L’acheteur qui peut ainsi décider soit :

  • D’établir une clause similaire, par exemple en prévoyant simplement des délais plus longs,

  • De rédiger entièrement une nouvelle clause,

  • De déroger à la clause purement et simplement, sans la substituer.

L’acheteur pourrait même envisager une dérogation supprimant le décompte général et définitif en cas de négligence de l’acheteur public et maintenant ce dernier en cas de négligence du titulaire.
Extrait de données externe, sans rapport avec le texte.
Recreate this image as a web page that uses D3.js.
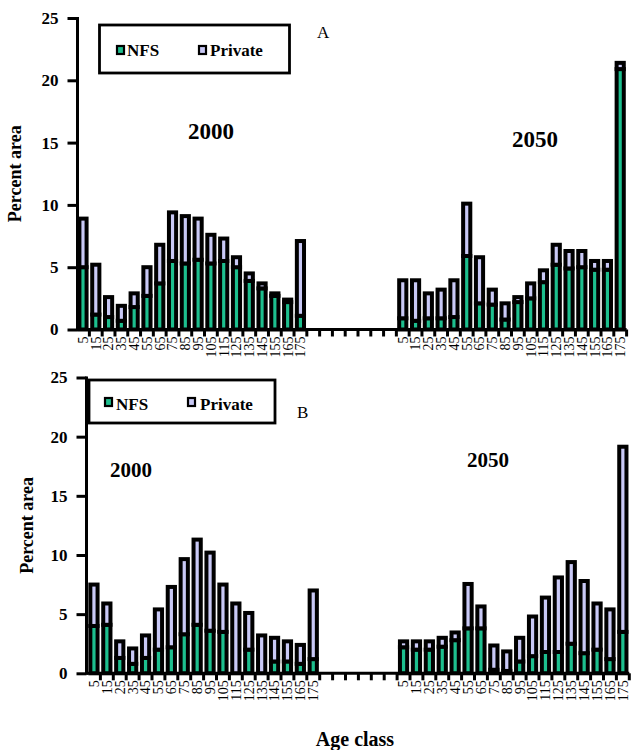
<!DOCTYPE html>
<html>
<head>
<meta charset="utf-8">
<script src="https://cdn.jsdelivr.net/npm/d3@7"></script>
<style>
  html, body { margin: 0; padding: 0; background: #fff; }
  svg { display: block; }
  text { font-family: "Liberation Serif", "Times New Roman", serif; }
</style>
</head>
<body>
<svg id="chart" width="631" height="750"></svg>
<script>
// ---- data ----
const ageClasses = ["5","15","25","35","45","55","65","75","85","95","105","115","125","135","145","155","165","175"];
const yTicks = [0, 5, 10, 15, 20, 25];
const seriesNames = ["NFS", "Private"];

// Panel A
const a2000NFS     = [5.0, 1.2, 1.0, 0.7, 1.8, 2.7, 3.7, 5.5, 5.3, 5.6, 5.3, 5.5, 5.0, 3.9, 3.3, 2.7, 2.2, 1.1];
const a2000Private = [3.9, 4.0, 1.6, 1.2, 1.1, 2.3, 3.1, 3.9, 3.8, 3.3, 2.3, 1.8, 0.8, 0.6, 0.4, 0.2, 0.2, 6.0];
const a2050NFS     = [0.9, 0.7, 0.9, 0.9, 1.0, 5.9, 2.1, 2.0, 0.8, 2.2, 2.5, 3.8, 5.2, 4.9, 5.0, 4.8, 4.8, 20.9];
const a2050Private = [3.05, 3.25, 2.0, 2.3, 2.95, 4.2, 3.7, 1.2, 1.3, 0.4, 1.2, 0.95, 1.6, 1.4, 1.3, 0.7, 0.7, 0.5];
// Panel B
const b2000NFS     = [4.0, 4.1, 1.3, 0.8, 1.3, 2.0, 2.2, 3.3, 4.1, 3.6, 3.5, 0.0, 2.0, 0.0, 1.0, 1.0, 0.8, 1.2];
const b2000Private = [3.5, 1.8, 1.4, 1.3, 1.9, 3.4, 5.1, 6.35, 7.2, 6.6, 4.0, 5.9, 3.1, 3.2, 2.0, 1.7, 1.6, 5.8];
const b2050NFS     = [2.2, 2.0, 2.0, 2.25, 2.8, 3.8, 3.8, 0.3, 0.2, 1.0, 1.45, 1.8, 1.8, 2.5, 1.7, 2.0, 1.2, 3.5];
const b2050Private = [0.5, 0.7, 0.7, 0.75, 0.65, 3.75, 1.85, 2.05, 1.65, 2.0, 3.35, 4.6, 6.3, 6.9, 6.1, 3.9, 4.2, 15.65];

const colNFS = "#1dbf8e";
const colPrivate = "#c9c9f6";

const svg = d3.select("#chart");

function drawPanel(p) {
  const g = svg.append("g");
  const cats = [];
  ageClasses.forEach(a => cats.push("2000-" + a));
  for (let i = 0; i < p.gap; i++) cats.push("gap-" + i);
  ageClasses.forEach(a => cats.push("2050-" + a));

  const x = d3.scaleBand().domain(cats).range([p.x0, p.x1]).paddingInner(0).paddingOuter(0);
  const y = d3.scaleLinear().domain([0, 25]).range([p.yBottom, p.yTop]);

  const rows = [];
  ageClasses.forEach((a, i) => rows.push({ key: "2000-" + a, NFS: p.nfs2000[i], Private: p.priv2000[i] }));
  ageClasses.forEach((a, i) => rows.push({ key: "2050-" + a, NFS: p.nfs2050[i], Private: p.priv2050[i] }));
  const stacked = d3.stack().keys(seriesNames)(rows);

  const bw = x.bandwidth() * 0.56;
  const colors = { NFS: colNFS, Private: colPrivate };
  stacked.forEach(layer => {
    g.append("g").selectAll("rect").data(layer).join("rect")
      .attr("x", d => x(d.data.key) + (x.bandwidth() - bw) / 2)
      .attr("width", bw)
      .attr("y", d => y(d[1]))
      .attr("height", d => Math.max(0, y(d[0]) - y(d[1])))
      .attr("fill", colors[layer.key])
      .attr("stroke", "#000")
      .attr("stroke-width", 4);
  });

  // x axis
  const xAxis = d3.axisBottom(x).tickSize(0).tickPadding(7)
    .tickFormat(c => c.startsWith("gap") ? "" : c.split("-")[1]);
  const xg = g.append("g").attr("transform", `translate(0,${p.yBottom})`).call(xAxis);
  xg.select(".domain").remove();
  xg.selectAll("text")
    .attr("transform", "rotate(-90)")
    .attr("text-anchor", "end")
    .attr("dy", "0.35em")
    .attr("x", -7)
    .attr("y", 0)
    .attr("font-size", 14)
    .attr("font-family", "Liberation Serif, serif")
    .attr("fill", "#000");
  const bounds = cats.map(c => x(c)).concat([p.x1]);
  g.append("g").selectAll("line").data(bounds.slice(1)).join("line")
    .attr("x1", d => d).attr("x2", d => d)
    .attr("y1", p.yBottom).attr("y2", p.yBottom + 7)
    .attr("stroke", "#000").attr("stroke-width", 3);
  g.append("line")
    .attr("x1", p.axisX).attr("x2", p.x1)
    .attr("y1", p.yBottom).attr("y2", p.yBottom)
    .attr("stroke", "#000").attr("stroke-width", 3);

  // y axis
  const yAxis = d3.axisLeft(y).tickValues(yTicks).tickSize(10).tickSizeOuter(0).tickPadding(9);
  const yg = g.append("g").attr("transform", `translate(${p.axisX},0)`).call(yAxis);
  yg.select(".domain").attr("stroke-width", 3).attr("d", `M0,${p.yTop - 1}V${p.yBottom + 1.5}`);
  yg.selectAll(".tick line").attr("stroke-width", 3);
  yg.selectAll("text")
    .attr("font-size", 17).attr("font-weight", "bold")
    .attr("font-family", "Liberation Serif, serif").attr("fill", "#000");

  g.append("text")
    .attr("transform", `translate(${p.titleX},${(p.yTop + p.yBottom) / 2}) rotate(-90)`)
    .attr("text-anchor", "middle")
    .attr("font-size", 18).attr("font-weight", "bold")
    .text("Percent area");

  // legend
  const lg = g.append("g");
  lg.append("rect")
    .attr("x", p.leg.x).attr("y", p.leg.y).attr("width", p.leg.w).attr("height", p.leg.h)
    .attr("fill", "#fff").attr("stroke", "#000").attr("stroke-width", 2.8);
  p.leg.items.forEach((it, i) => {
    lg.append("rect")
      .attr("x", it.mx).attr("y", it.my).attr("width", 7).attr("height", 8)
      .attr("fill", i === 0 ? colNFS : colPrivate)
      .attr("stroke", "#000").attr("stroke-width", 2.2);
    lg.append("text")
      .attr("x", it.tx).attr("y", it.ty)
      .attr("font-size", 17).attr("font-weight", "bold")
      .text(seriesNames[i]);
  });

  g.append("text").attr("x", p.letter.x).attr("y", p.letter.y)
    .attr("font-size", 17).text(p.letter.t);
  p.years.forEach(yr => {
    g.append("text").attr("x", yr.x).attr("y", yr.y)
      .attr("font-size", yr.s).attr("font-weight", "bold").text(yr.t);
  });
}

drawPanel({
  gap: 7, x0: 76.6, x1: 626.6, axisX: 77.5, yTop: 18, yBottom: 329.5, titleX: 21,
  nfs2000: a2000NFS, priv2000: a2000Private, nfs2050: a2050NFS, priv2050: a2050Private,
  leg: { x: 99.5, y: 25, w: 190, h: 48,
    items: [ { mx: 117, my: 46, tx: 127, ty: 56 }, { mx: 199, my: 46, tx: 210, ty: 56 } ] },
  letter: { x: 317, y: 38, t: "A" },
  years: [ { x: 188, y: 139, t: "2000", s: 23 }, { x: 512, y: 147, t: "2050", s: 23 } ]
});

drawPanel({
  gap: 6, x0: 87.5, x1: 629.3, axisX: 86.5, yTop: 377.5, yBottom: 673.3, titleX: 33,
  nfs2000: b2000NFS, priv2000: b2000Private, nfs2050: b2050NFS, priv2050: b2050Private,
  leg: { x: 89, y: 380, w: 186, h: 43,
    items: [ { mx: 105, my: 398, tx: 116, ty: 410 }, { mx: 188, my: 398, tx: 200, ty: 410 } ] },
  letter: { x: 297, y: 418, t: "B" },
  years: [ { x: 110, y: 477, t: "2000", s: 21 }, { x: 467, y: 467, t: "2050", s: 21 } ]
});

svg.append("text").attr("x", 355).attr("y", 746)
  .attr("text-anchor", "middle").attr("font-size", 20).attr("font-weight", "bold")
  .text("Age class");
</script>
</body>
</html>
Cependant, une telle clause pourrait faire hésiter un candidat à présenter une offre.

L’acheteur, contrairement au titulaire, bénéficie de plusieurs mécanismes permettant de limiter le risque de l’établissement d’un décompte général et définitif tacite intervenant en sa défaveur.

[1] Décret n°76-87 du 21 janvier 1976 approuvant le cahier des clauses administratives générales applicables aux marchés publics de travaux publié au JORF du 30 janvier 1976, p. 758.

[2] Arrêté du 8 septembre 2009 portant approbation du cahier des clauses administratives générales applicables aux marchés publics de travaux publié au JORF n° 0227 du 1er octobre 2009, p. 15907.

[3] Arrêté du 3 mars 2014 modifiant l’arrêté du 8 septembre 2009 portant approbation du cahier des clauses administratives générales applicables aux marchés publics de travaux publié au JORF n° 0059 du 11 mars 2014, p. 5051.

[4] CAA Versailles, 27 février 2020, Société Ateliers Bois, req. n°19VE01401.

[5] Article 13.4.3 du CCAG Travaux.

[6] CE, 8 décembre 1961, Société Nouvelle Compagnie générale des travaux, req. n°44994.

[7] CE, 25 janvier 2019, Société Self Saint-Pierre-et-Miquelon, req. n°423331.

[8] CE, 19 mars 1971, Sieur Mergui, req. n°79962.

[9] CE, 14 décembre 1998, SARL Levaux, req. n°171861.

[10] CAA Versailles, 27 février 2020, Société Ateliers Bois, req. n°19VE01401, précité.

[11] CE, 25 juin 2018, Société Merceron Travaux Publics, req. n° 417738.

[12] Réponse parlementaire, JO AN, 30 mars 2004, p.2576.